Written task: Exclude the pictures, then repeat the remaining data exactly.

◇ ◇ ◇ ◇

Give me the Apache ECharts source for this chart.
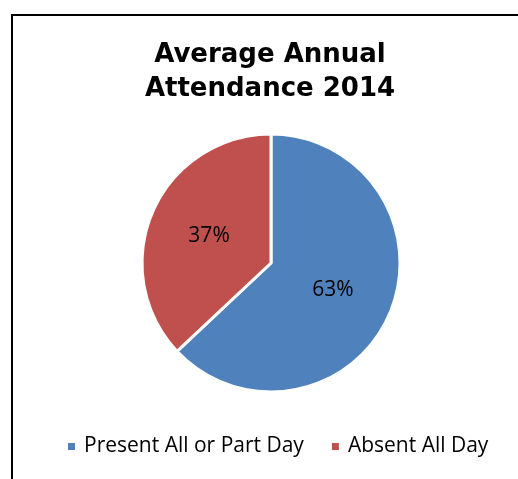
<!DOCTYPE html>
<html><head><meta charset="utf-8">
<script src="https://cdn.jsdelivr.net/npm/echarts@6/dist/echarts.min.js"></script>
<style>html,body{margin:0;padding:0;background:#fff}#c{width:518px;height:479px}</style>
</head><body><div id="c"></div>
<script>
var categories = ['Present All or Part Day', 'Absent All Day'];
var values = [63, 37];
var colors = ['#4F81BD', '#C0504D'];
var chart = echarts.init(document.getElementById('c'));
chart.setOption({
  animation: false,
  graphic: [{type: 'rect', shape: {x: 12, y: 15, width: 520, height: 480}, style: {fill: 'none', stroke: '#000', lineWidth: 2}, z: -1}],
  title: {
    text: 'Average Annual\nAttendance 2014',
    left: 265, top: 33, textAlign: 'center',
    textStyle: {fontFamily: 'DejaVu Sans', fontWeight: 'bold', fontSize: 26, lineHeight: 34, color: '#000'}
  },
  legend: {
    top: 431, left: 61, itemWidth: 9, itemHeight: 9, itemGap: 26, icon: 'rect',
    textStyle: {fontFamily: 'Open Sans', fontSize: 21, color: '#000', padding: [0, 0, 0, 3]},
    data: categories
  },
  series: [{
    type: 'pie', center: [271, 263], radius: 129, startAngle: 90, clockwise: true,
    itemStyle: {borderColor: '#fff', borderWidth: 3},
    label: {show: true, position: 'inside', formatter: '{d}%', fontFamily: 'Open Sans', fontSize: 21, color: '#000'},
    labelLine: {show: false},
    data: categories.map(function(n, i){ return {name: n, value: values[i], itemStyle: {color: colors[i]}}; })
  }]
});
</script></body></html>
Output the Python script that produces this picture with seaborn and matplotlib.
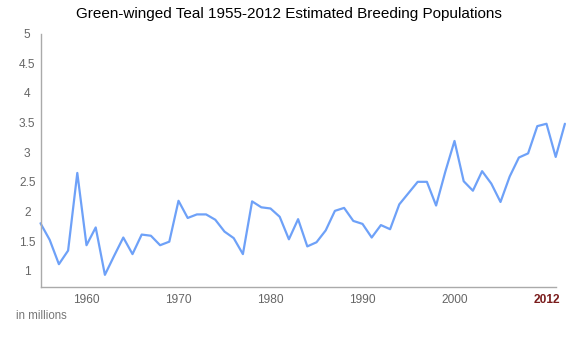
import matplotlib
matplotlib.use("Agg")
import matplotlib.pyplot as plt
import seaborn as sns
import pandas as pd

# Data (millions of birds)
years = list(range(1955, 2013))
population = [1.80, 1.52, 1.11, 1.34, 2.65, 1.43, 1.73, 0.93, 1.25, 1.56,
              1.28, 1.61, 1.59, 1.43, 1.49, 2.18, 1.89, 1.95, 1.95, 1.86,
              1.66, 1.55, 1.28, 2.17, 2.07, 2.05, 1.91, 1.53, 1.87, 1.41,
              1.48, 1.68, 2.01, 2.06, 1.84, 1.79, 1.56, 1.77, 1.70, 2.12,
              2.31, 2.50, 2.50, 2.10, 2.67, 3.19, 2.51, 2.35, 2.68, 2.47,
              2.16, 2.59, 2.91, 2.98, 3.44, 3.48, 2.92, 3.48]
x_tick_values = [1960, 1970, 1980, 1990, 2000, 2010]
x_tick_labels = ["1960", "1970", "1980", "1990", "2000", "2012"]
y_tick_values = [1, 1.5, 2, 2.5, 3, 3.5, 4, 4.5, 5]
y_tick_labels = ["1", "1.5", "2", "2.5", "3", "3.5", "4", "4.5", "5"]

df = pd.DataFrame({"year": years, "population": population})

sns.set_theme(style="white")
plt.rcParams["font.family"] = ["Liberation Sans", "DejaVu Sans"]

W, H = 577, 344
fig = plt.figure(figsize=(W / 100, H / 100), dpi=100)
left, right, top, bottom = 40.5, 556.0, 33.7, 286.7
ax = fig.add_axes([left / W, (H - bottom) / H, (right - left) / W, (bottom - top) / H])

sns.lineplot(data=df, x="year", y="population", ax=ax, color="#6ea1f8",
             linewidth=1.6, clip_on=False)

ax.set_xlim(1955, 1955 + (right - left) / 9.2)
ax.set_ylim(1 - (bottom - 270.7) / 59.25, 5)

ax.set_xticks(x_tick_values)
ax.set_xticklabels(x_tick_labels)
ax.set_yticks(y_tick_values)
ax.set_yticklabels(y_tick_labels)

for s in ["top", "right"]:
    ax.spines[s].set_visible(False)
for s in ["left", "bottom"]:
    ax.spines[s].set_color("#aaaaaa")
    ax.spines[s].set_linewidth(1.0)

ax.tick_params(axis="x", direction="in", length=3, width=1, color="#aaaaaa",
               labelsize=8.6, labelcolor="#666666", pad=5)
ax.tick_params(axis="y", direction="out", length=2.5, width=1, color="#aaaaaa",
               labelsize=8.6, labelcolor="#666666", pad=7)
for t in ax.get_yticklabels():
    t.set_horizontalalignment("center")
lab = ax.get_xticklabels()[-1]
lab.set_color("#7a1c1c")
lab.set_fontweight("bold")

ax.set_xlabel("")
ax.set_ylabel("")
ax.grid(False)

fig.text(289 / W, 1 - 14 / H, "Green-winged Teal 1955-2012 Estimated Breeding Populations",
         ha="center", va="center", fontsize=11.0, color="black")
fig.text(16 / W, 1 - 316 / H, "in millions", ha="left", va="center",
         fontsize=8.3, color="#777777")

fig.savefig("out.png", dpi=100)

◇ ◇ ◇ ◇

Final result:
Give me the Apache ECharts source for this chart.
<!DOCTYPE html>
<html><head><meta charset="utf-8">
<script src="https://cdn.jsdelivr.net/npm/echarts@6/dist/echarts.min.js"></script>
<style>html,body{margin:0;padding:0;background:#fff}#c{width:518px;height:479px}</style>
</head><body><div id="c"></div>
<script>
var categories = ['Present All or Part Day', 'Absent All Day'];
var values = [63, 37];
var colors = ['#4F81BD', '#C0504D'];
var chart = echarts.init(document.getElementById('c'));
chart.setOption({
  animation: false,
  graphic: [{type: 'rect', shape: {x: 12, y: 15, width: 520, height: 480}, style: {fill: 'none', stroke: '#000', lineWidth: 2}, z: -1}],
  title: {
    text: 'Average Annual\nAttendance 2014',
    left: 265, top: 33, textAlign: 'center',
    textStyle: {fontFamily: 'DejaVu Sans', fontWeight: 'bold', fontSize: 26, lineHeight: 34, color: '#000'}
  },
  legend: {
    top: 431, left: 61, itemWidth: 9, itemHeight: 9, itemGap: 26, icon: 'rect',
    textStyle: {fontFamily: 'Open Sans', fontSize: 21, color: '#000', padding: [0, 0, 0, 3]},
    data: categories
  },
  series: [{
    type: 'pie', center: [271, 263], radius: 129, startAngle: 90, clockwise: true,
    itemStyle: {borderColor: '#fff', borderWidth: 3},
    label: {show: true, position: 'inside', formatter: '{d}%', fontFamily: 'Open Sans', fontSize: 21, color: '#000'},
    labelLine: {show: false},
    data: categories.map(function(n, i){ return {name: n, value: values[i], itemStyle: {color: colors[i]}}; })
  }]
});
</script></body></html>
Output the Python script that produces this picture with seaborn and matplotlib.
import matplotlib
matplotlib.use("Agg")
import matplotlib.pyplot as plt
import seaborn as sns
import pandas as pd

# Data (millions of birds)
years = list(range(1955, 2013))
population = [1.80, 1.52, 1.11, 1.34, 2.65, 1.43, 1.73, 0.93, 1.25, 1.56,
              1.28, 1.61, 1.59, 1.43, 1.49, 2.18, 1.89, 1.95, 1.95, 1.86,
              1.66, 1.55, 1.28, 2.17, 2.07, 2.05, 1.91, 1.53, 1.87, 1.41,
              1.48, 1.68, 2.01, 2.06, 1.84, 1.79, 1.56, 1.77, 1.70, 2.12,
              2.31, 2.50, 2.50, 2.10, 2.67, 3.19, 2.51, 2.35, 2.68, 2.47,
              2.16, 2.59, 2.91, 2.98, 3.44, 3.48, 2.92, 3.48]
x_tick_values = [1960, 1970, 1980, 1990, 2000, 2010]
x_tick_labels = ["1960", "1970", "1980", "1990", "2000", "2012"]
y_tick_values = [1, 1.5, 2, 2.5, 3, 3.5, 4, 4.5, 5]
y_tick_labels = ["1", "1.5", "2", "2.5", "3", "3.5", "4", "4.5", "5"]

df = pd.DataFrame({"year": years, "population": population})

sns.set_theme(style="white")
plt.rcParams["font.family"] = ["Liberation Sans", "DejaVu Sans"]

W, H = 577, 344
fig = plt.figure(figsize=(W / 100, H / 100), dpi=100)
left, right, top, bottom = 40.5, 556.0, 33.7, 286.7
ax = fig.add_axes([left / W, (H - bottom) / H, (right - left) / W, (bottom - top) / H])

sns.lineplot(data=df, x="year", y="population", ax=ax, color="#6ea1f8",
             linewidth=1.6, clip_on=False)

ax.set_xlim(1955, 1955 + (right - left) / 9.2)
ax.set_ylim(1 - (bottom - 270.7) / 59.25, 5)

ax.set_xticks(x_tick_values)
ax.set_xticklabels(x_tick_labels)
ax.set_yticks(y_tick_values)
ax.set_yticklabels(y_tick_labels)

for s in ["top", "right"]:
    ax.spines[s].set_visible(False)
for s in ["left", "bottom"]:
    ax.spines[s].set_color("#aaaaaa")
    ax.spines[s].set_linewidth(1.0)

ax.tick_params(axis="x", direction="in", length=3, width=1, color="#aaaaaa",
               labelsize=8.6, labelcolor="#666666", pad=5)
ax.tick_params(axis="y", direction="out", length=2.5, width=1, color="#aaaaaa",
               labelsize=8.6, labelcolor="#666666", pad=7)
for t in ax.get_yticklabels():
    t.set_horizontalalignment("center")
lab = ax.get_xticklabels()[-1]
lab.set_color("#7a1c1c")
lab.set_fontweight("bold")

ax.set_xlabel("")
ax.set_ylabel("")
ax.grid(False)

fig.text(289 / W, 1 - 14 / H, "Green-winged Teal 1955-2012 Estimated Breeding Populations",
         ha="center", va="center", fontsize=11.0, color="black")
fig.text(16 / W, 1 - 316 / H, "in millions", ha="left", va="center",
         fontsize=8.3, color="#777777")

fig.savefig("out.png", dpi=100)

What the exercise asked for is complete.